Several cybersecurity experts have heavily criticized Apple’s plans to implement new phone-scanning features. The features of the scanning tool include on-device scanning of iCloud Photos of users to detect potential CSAM content. Images will be scanned before being uploaded to iCloud using a technology called NeuralHash and then compared with a database of child sexual abuse imagery provided by the National Center for Missing and Exploited Children. If there’s a match that crosses the CSAM scanning tool’s threshold, Apple will block the cloud upload, shut down the account, and alert law enforcement after conducting a human review.
Concerns Over Misuse
While many in the tech community applauded Apple’s efforts to protect children, many also voiced concerns about the potential for how the technology behind the CSAM features could be used for other surveillance purposes.
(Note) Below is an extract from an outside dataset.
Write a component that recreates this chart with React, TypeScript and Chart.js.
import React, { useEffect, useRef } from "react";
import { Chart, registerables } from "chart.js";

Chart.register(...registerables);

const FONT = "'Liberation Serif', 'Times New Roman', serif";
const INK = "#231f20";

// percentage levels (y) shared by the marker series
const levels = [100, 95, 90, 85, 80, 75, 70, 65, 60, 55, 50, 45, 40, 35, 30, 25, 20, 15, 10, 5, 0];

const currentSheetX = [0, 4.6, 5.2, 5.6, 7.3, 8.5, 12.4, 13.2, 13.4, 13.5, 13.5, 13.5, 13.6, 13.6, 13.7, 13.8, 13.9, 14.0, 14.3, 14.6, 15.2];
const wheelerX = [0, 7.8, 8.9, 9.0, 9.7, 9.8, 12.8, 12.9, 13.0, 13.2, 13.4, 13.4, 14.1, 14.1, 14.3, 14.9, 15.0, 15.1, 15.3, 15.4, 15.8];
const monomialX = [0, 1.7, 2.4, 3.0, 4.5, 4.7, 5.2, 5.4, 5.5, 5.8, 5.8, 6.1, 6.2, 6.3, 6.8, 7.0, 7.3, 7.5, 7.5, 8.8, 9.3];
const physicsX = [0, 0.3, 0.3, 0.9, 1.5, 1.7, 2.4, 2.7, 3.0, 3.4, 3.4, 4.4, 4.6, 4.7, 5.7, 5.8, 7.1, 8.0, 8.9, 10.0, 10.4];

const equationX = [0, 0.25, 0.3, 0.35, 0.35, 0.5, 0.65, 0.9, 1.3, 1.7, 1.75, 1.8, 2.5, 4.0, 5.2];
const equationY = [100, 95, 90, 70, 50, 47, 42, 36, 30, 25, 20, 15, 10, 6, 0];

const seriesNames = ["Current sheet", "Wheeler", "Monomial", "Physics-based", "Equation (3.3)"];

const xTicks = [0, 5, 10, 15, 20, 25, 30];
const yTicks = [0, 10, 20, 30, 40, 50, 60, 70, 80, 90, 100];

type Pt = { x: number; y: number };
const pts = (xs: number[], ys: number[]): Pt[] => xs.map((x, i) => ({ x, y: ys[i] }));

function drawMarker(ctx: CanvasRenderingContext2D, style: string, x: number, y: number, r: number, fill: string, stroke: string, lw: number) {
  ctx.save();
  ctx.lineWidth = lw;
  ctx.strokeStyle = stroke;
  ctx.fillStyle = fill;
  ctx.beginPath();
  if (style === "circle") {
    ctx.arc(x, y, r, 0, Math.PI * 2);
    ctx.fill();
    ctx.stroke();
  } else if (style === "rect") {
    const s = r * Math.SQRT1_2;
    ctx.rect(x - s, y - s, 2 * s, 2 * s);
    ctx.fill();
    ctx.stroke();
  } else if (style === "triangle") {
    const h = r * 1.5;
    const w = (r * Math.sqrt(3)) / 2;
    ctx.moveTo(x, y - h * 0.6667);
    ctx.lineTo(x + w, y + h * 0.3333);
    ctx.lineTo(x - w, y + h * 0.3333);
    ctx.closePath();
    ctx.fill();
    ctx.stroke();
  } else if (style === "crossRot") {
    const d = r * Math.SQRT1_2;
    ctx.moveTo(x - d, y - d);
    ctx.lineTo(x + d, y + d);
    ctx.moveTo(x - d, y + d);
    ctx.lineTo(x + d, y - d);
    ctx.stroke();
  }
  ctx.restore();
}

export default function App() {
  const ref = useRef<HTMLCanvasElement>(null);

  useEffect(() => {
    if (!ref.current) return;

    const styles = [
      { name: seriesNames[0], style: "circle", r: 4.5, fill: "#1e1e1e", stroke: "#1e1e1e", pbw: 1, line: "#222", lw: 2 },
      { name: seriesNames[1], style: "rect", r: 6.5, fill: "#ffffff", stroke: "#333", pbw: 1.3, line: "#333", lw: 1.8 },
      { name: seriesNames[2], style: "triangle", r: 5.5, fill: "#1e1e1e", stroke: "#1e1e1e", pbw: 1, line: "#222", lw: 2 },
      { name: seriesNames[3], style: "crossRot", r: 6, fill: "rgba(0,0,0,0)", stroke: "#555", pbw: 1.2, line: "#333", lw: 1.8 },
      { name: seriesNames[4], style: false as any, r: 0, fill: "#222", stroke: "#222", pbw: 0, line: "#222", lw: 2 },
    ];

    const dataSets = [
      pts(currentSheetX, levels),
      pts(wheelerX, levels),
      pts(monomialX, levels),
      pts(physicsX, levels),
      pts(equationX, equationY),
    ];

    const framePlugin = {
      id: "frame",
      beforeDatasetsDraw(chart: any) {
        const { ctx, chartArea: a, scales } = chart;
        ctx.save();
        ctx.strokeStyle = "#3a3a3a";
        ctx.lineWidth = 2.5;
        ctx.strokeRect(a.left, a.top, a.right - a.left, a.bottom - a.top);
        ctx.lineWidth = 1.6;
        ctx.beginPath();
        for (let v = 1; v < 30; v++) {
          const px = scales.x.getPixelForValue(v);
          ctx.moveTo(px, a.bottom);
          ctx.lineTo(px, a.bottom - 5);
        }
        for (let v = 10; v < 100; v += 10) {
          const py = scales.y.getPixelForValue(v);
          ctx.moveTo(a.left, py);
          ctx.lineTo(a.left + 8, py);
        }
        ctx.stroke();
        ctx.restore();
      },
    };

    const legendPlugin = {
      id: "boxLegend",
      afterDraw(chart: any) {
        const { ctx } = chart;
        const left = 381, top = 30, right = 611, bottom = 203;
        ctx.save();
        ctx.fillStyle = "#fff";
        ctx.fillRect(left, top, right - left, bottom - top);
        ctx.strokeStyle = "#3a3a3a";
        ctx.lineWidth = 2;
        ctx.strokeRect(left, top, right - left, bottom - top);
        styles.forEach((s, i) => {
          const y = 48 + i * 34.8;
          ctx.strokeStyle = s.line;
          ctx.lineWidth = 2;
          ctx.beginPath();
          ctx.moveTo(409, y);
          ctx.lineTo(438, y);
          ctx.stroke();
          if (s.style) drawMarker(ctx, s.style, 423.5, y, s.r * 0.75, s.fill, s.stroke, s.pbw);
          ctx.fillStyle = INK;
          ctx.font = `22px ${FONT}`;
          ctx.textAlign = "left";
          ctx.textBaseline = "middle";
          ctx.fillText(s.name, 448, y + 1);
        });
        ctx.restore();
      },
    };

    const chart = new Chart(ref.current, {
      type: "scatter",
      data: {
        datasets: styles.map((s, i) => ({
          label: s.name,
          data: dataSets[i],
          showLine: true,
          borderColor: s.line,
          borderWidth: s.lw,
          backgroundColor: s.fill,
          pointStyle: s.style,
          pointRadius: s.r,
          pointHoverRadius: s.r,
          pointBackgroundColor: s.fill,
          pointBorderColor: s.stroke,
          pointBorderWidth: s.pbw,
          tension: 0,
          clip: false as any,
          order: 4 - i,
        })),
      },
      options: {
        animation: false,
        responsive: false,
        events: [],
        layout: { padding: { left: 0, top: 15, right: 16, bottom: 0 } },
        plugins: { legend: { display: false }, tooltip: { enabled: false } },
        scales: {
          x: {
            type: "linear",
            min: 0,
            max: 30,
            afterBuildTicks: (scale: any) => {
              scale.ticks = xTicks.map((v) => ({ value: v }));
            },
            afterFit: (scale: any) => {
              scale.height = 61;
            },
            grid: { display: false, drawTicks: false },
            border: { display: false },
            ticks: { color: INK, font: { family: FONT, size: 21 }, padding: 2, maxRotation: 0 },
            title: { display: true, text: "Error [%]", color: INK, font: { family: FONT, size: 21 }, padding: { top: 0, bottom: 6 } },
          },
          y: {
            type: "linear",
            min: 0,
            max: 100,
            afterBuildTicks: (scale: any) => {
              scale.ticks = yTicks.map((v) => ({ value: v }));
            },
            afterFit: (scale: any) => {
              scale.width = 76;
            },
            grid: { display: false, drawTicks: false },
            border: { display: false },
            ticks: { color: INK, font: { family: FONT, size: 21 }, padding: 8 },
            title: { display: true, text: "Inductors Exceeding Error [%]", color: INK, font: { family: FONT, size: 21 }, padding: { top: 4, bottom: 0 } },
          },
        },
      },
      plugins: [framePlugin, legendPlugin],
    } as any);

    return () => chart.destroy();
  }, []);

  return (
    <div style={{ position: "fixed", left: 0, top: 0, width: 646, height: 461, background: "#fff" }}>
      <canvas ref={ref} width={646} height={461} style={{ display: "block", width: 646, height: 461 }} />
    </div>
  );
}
Privacy advocates and cybersecurity experts have raised fears that the technology could erode digital privacy and eventually be used by authoritarian governments to censor protected speech, threaten the privacy and security of people, and track down political dissidents and other enemies.
According to a report by an influential group of 14 internationally reputed security and cryptography researchers, Apple’s new monitoring plans are invasive and ineffective, and reliant upon “dangerous technology. They warn the client-side scanning system, if used, “would be much more privacy-invasive than previous proposals to weaken encryption.
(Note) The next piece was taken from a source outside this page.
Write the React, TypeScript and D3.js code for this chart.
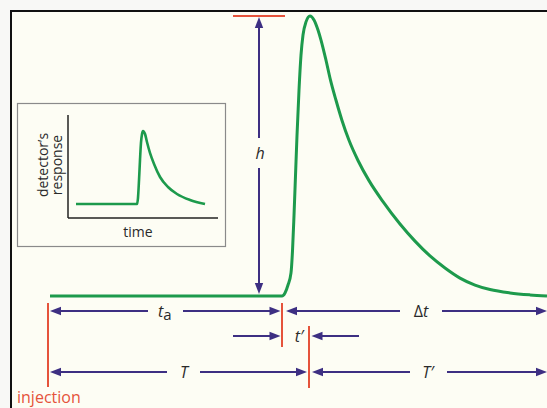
import React from "react";
import * as d3 from "d3";

// Main chromatogram peak (time units, response %)
const mainTime = [0.08, 9.36, 9.48, 9.6, 9.72, 9.78, 9.84, 9.9, 9.96, 10.04, 10.12, 10.2, 10.32, 10.48, 10.64, 10.8, 10.92, 11.12, 11.3, 11.52, 11.76, 12.04, 12.4, 12.84, 13.4, 14.08, 14.68, 15.28, 15.88, 16.48, 17.08, 17.68, 18.48, 19.28, 19.96];
const mainResp = [0, 0, 1.08, 3.94, 8.24, 16.1, 28.7, 43.0, 57.3, 73.5, 86.0, 93.2, 97.9, 100, 98.6, 95.0, 91.4, 84.2, 77.1, 69.9, 62.7, 55.6, 48.4, 41.2, 33.7, 25.7, 19.6, 14.3, 10.0, 6.4, 3.9, 2.3, 1.1, 0.4, 0];

// Inset peak
const insetTime = [1.07, 9.2, 9.33, 9.47, 9.6, 9.73, 9.87, 10, 10.27, 10.53, 10.93, 11.47, 12.27, 13.33, 14.53, 16.27, 18.27];
const insetResp = [0, 0, 8.2, 32.9, 60.3, 83.6, 95.9, 100, 95.9, 84.9, 69.9, 54.8, 37.0, 23.3, 13.7, 5.5, 0];

// Markers (time units)
const injectionT = 0;
const peakStartT = 9.4;
const peakMaxT = 10.44;
const endT = 20;
const hArrowT = 8.44;
const hTickRange = [7.4, 9.48];
const tPrimeArrows = [7.4, 12.44];

const W = 547, H = 408;
const BG = "#fdfdf4";
const GREEN = "#1d9a4c";
const NAVY = "#3d2f82";
const RED = "#e5533b";
const INK = "#2a2a2a";

const x = d3.scaleLinear().domain([0, 20]).range([48, 548]);
const y = d3.scaleLinear().domain([0, 100]).range([296, 16]);
const xi = d3.scaleLinear().domain([0, 20]).range([68, 218]);
const yi = d3.scaleLinear().domain([0, 100]).range([204, 131]);

const mainLine = d3.line<number>().x((_, i) => x(mainTime[i])).y((d) => y(d)).curve(d3.curveMonotoneX);
const insetLine = d3.line<number>().x((_, i) => xi(insetTime[i])).y((d) => yi(d)).curve(d3.curveMonotoneX);

const FONT = "'Open Sans', 'Noto Sans', sans-serif";

function HArrow({ x1, x2, yy, left, right }: { x1: number; x2: number; yy: number; left?: boolean; right?: boolean }) {
  const L = 11, hw = 4.2;
  return (
    <g>
      <line x1={left ? x1 + L - 1 : x1} x2={right ? x2 - L + 1 : x2} y1={yy} y2={yy} stroke={NAVY} strokeWidth={2} />
      {left && <path d={`M${x1},${yy} L${x1 + L},${yy - hw} L${x1 + L},${yy + hw} Z`} fill={NAVY} />}
      {right && <path d={`M${x2},${yy} L${x2 - L},${yy - hw} L${x2 - L},${yy + hw} Z`} fill={NAVY} />}
    </g>
  );
}

function Gap({ cx, cy, hw, hh }: { cx: number; cy: number; hw: number; hh: number }) {
  return <rect x={cx - hw} y={cy - hh} width={hw * 2} height={hh * 2} fill={BG} />;
}

export default function App() {
  const row1 = 311, row2 = 336, row3 = 372;
  const labelStyle = { fontFamily: FONT, fontSize: 16, fill: INK } as const;
  return (
    <svg width={W} height={H} style={{ position: "fixed", left: 0, top: 0 }}>
      <rect x={0} y={0} width={W} height={H} fill="#f8f8f6" />
      <rect x={11} y={11} width={W} height={H} fill={BG} stroke="#111" strokeWidth={2} />

      {/* inset */}
      <rect x={17.5} y={103.5} width={208} height={143} fill={BG} stroke="#8a8a8a" strokeWidth={1.2} />
      <line x1={68} x2={68} y1={115} y2={218} stroke="#222" strokeWidth={1.5} />
      <line x1={68} x2={218} y1={218} y2={218} stroke="#222" strokeWidth={1.5} />
      <path d={insetLine(insetResp) || ""} fill="none" stroke={GREEN} strokeWidth={2.6} strokeLinejoin="round" />
      <text x={138} y={237} textAnchor="middle" style={{ fontFamily: FONT, fontSize: 14, fill: INK }}>time</text>
      <text transform="translate(48,165) rotate(-90)" textAnchor="middle" style={{ fontFamily: FONT, fontSize: 14, fill: INK }}>detector’s</text>
      <text transform="translate(62,165) rotate(-90)" textAnchor="middle" style={{ fontFamily: FONT, fontSize: 14, fill: INK }}>response</text>

      {/* main peak */}
      <path d={mainLine(mainResp) || ""} fill="none" stroke={GREEN} strokeWidth={3} strokeLinejoin="round" />

      {/* h */}
      <line x1={x(hTickRange[0])} x2={x(hTickRange[1])} y1={y(100)} y2={y(100)} stroke={RED} strokeWidth={2} />
      <line x1={x(hArrowT)} x2={x(hArrowT)} y1={y(100) + 10} y2={y(0) - 10} stroke={NAVY} strokeWidth={2} />
      <path d={`M${x(hArrowT)},${y(100) + 1} l-4.2,11 l8.4,0 Z`} fill={NAVY} />
      <path d={`M${x(hArrowT)},${y(0) - 2} l-4.2,-11 l8.4,0 Z`} fill={NAVY} />
      <Gap cx={x(hArrowT)} cy={153} hw={6} hh={15} />
      <text x={x(hArrowT) + 1} y={159} textAnchor="middle" style={{ ...labelStyle, fontStyle: "italic" }}>h</text>

      {/* red markers */}
      <line x1={x(injectionT)} x2={x(injectionT)} y1={303} y2={387} stroke={RED} strokeWidth={2} />
      <line x1={x(peakStartT) - 1} x2={x(peakStartT) - 1} y1={303} y2={347} stroke={RED} strokeWidth={2} />
      <line x1={x(peakMaxT)} x2={x(peakMaxT)} y1={326} y2={388} stroke={RED} strokeWidth={2} />

      {/* row 1 */}
      <HArrow x1={x(injectionT) + 2} x2={x(peakStartT) - 2.5} yy={row1} left right />
      <Gap cx={165.5} cy={row1} hw={17.5} hh={6} />
      <text x={158} y={317} style={{ ...labelStyle, fontStyle: "italic" }}>t<tspan dy={3} style={{ fontStyle: "normal", fontSize: 15 }}>a</tspan></text>
      <HArrow x1={x(peakStartT) + 3} x2={x(endT) - 1} yy={row1} left right />
      <Gap cx={421} cy={row1} hw={21} hh={6} />
      <text x={421} y={317} textAnchor="middle" style={labelStyle}>Δ<tspan style={{ fontStyle: "italic" }}>t</tspan></text>

      {/* row 2 */}
      <HArrow x1={x(tPrimeArrows[0])} x2={x(peakStartT) - 2.5} yy={row2} right />
      <HArrow x1={x(peakMaxT) + 2.5} x2={x(tPrimeArrows[1])} yy={row2} left />
      <text x={299} y={342} textAnchor="middle" style={{ ...labelStyle, fontStyle: "italic" }}>t′</text>

      {/* row 3 */}
      <HArrow x1={x(injectionT) + 2} x2={x(peakMaxT) - 2} yy={row3} left right />
      <Gap cx={183.5} cy={row3} hw={16.5} hh={6} />
      <text x={184} y={378} textAnchor="middle" style={{ ...labelStyle, fontStyle: "italic" }}>T</text>
      <HArrow x1={x(peakMaxT) + 3} x2={x(endT) - 1} yy={row3} left right />
      <Gap cx={428.5} cy={row3} hw={18.5} hh={6} />
      <text x={428} y={378} textAnchor="middle" style={{ ...labelStyle, fontStyle: "italic" }}>T′</text>

      <text x={17} y={403} style={{ fontFamily: FONT, fontSize: 16, fill: RED }}>injection</text>
    </svg>
  );
}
Rather than reading the content of encrypted communications, CSS gives law enforcement the ability to remotely search not just communications, but the information stored on user devices.” The researchers found that it was not effective at identifying images of children being sexually abused. Editing images just slightly was found to be enough to avoid detection.
Apple said it would reject any such requests by foreign governments, but the tech giant doesn’t have a good track record upholding such claims – Apple was recently blackmailed into removing the Russian tactical voting app Navalny. Since Apple complies with local laws in each of the countries it operates in, any government could pass a law requiring tech companies to use their available capabilities such as the CSAM scanning system to look for images they claim are associated with terrorism or any political opposition.
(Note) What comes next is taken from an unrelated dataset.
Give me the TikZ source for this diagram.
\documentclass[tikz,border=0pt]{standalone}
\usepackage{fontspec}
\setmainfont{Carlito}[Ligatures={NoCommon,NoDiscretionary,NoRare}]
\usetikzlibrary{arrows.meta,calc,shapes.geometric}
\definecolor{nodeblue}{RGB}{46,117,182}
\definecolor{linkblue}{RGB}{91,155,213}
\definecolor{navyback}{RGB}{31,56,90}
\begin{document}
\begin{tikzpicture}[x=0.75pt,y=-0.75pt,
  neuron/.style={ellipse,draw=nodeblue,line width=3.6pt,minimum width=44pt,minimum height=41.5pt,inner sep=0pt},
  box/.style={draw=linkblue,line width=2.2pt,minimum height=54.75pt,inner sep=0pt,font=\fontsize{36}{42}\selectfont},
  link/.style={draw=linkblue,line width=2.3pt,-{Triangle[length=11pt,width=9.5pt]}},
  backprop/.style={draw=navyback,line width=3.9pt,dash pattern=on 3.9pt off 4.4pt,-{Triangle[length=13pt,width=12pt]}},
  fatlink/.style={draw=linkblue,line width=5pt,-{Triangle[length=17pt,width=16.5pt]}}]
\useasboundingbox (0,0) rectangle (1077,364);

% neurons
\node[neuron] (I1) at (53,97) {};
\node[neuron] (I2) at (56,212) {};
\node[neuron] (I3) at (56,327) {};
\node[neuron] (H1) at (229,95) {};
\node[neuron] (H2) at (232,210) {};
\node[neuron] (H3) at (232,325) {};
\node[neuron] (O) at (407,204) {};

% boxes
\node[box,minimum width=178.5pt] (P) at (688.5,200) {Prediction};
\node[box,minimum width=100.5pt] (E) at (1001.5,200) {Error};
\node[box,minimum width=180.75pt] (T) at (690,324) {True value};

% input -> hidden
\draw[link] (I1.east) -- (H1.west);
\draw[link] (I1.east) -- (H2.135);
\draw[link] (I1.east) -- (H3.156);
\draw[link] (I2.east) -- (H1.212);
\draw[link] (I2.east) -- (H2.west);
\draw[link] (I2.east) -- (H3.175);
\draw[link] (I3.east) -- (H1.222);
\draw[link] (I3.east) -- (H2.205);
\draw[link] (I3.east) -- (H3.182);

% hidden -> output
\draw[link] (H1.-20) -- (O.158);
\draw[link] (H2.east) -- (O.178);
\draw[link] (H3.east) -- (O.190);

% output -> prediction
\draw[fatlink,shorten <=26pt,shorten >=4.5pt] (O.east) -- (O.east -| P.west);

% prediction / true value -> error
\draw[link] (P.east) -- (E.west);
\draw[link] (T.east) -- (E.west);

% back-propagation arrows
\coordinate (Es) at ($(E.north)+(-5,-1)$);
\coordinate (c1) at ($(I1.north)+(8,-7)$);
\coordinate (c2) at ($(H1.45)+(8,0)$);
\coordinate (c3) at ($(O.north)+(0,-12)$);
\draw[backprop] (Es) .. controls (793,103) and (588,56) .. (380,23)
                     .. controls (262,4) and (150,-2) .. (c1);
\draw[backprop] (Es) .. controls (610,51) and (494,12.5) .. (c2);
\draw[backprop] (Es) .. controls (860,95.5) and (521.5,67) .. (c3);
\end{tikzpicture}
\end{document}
With the EU believed to be considering device scanning as a part of a new law on child protection and for signs of organized crime and terrorist ties, it’s not exactly a giant leap to imagine that now that the EU knows Apple possesses this capability, it might simply pass a law requiring the company to expand the scope of its scanning. Why reinvent the wheel when a few strokes of a pen can get the job done?
Rolling Out Apple’s CSAM Solution
The tech giant had initially tried to dispel any misunderstandings by reassuring users and putting in efforts to get rid of their concerns, but later gave in to the criticism and announced that it would delay rolling out the features as a means to make “improvements” where needed before releasing these critically important child safety features.
Other child protections set to be released include expanded guidance in Search and Siri by providing additional resources to help children and parents stay safe online and get help with unsafe situations. Siri and Search are being updated to intervene when users perform searches for queries related to CSAM. For example, users who ask Siri how they can report CSAM or child exploitation will be pointed to resources for where and how to file a report.
Apple is also introducing new communication tools in the Messages app to enable parents to play a more informed role in helping their children navigate communication online. The Messages app will add new tools to warn children and their parents when receiving or sending sexually explicit photos.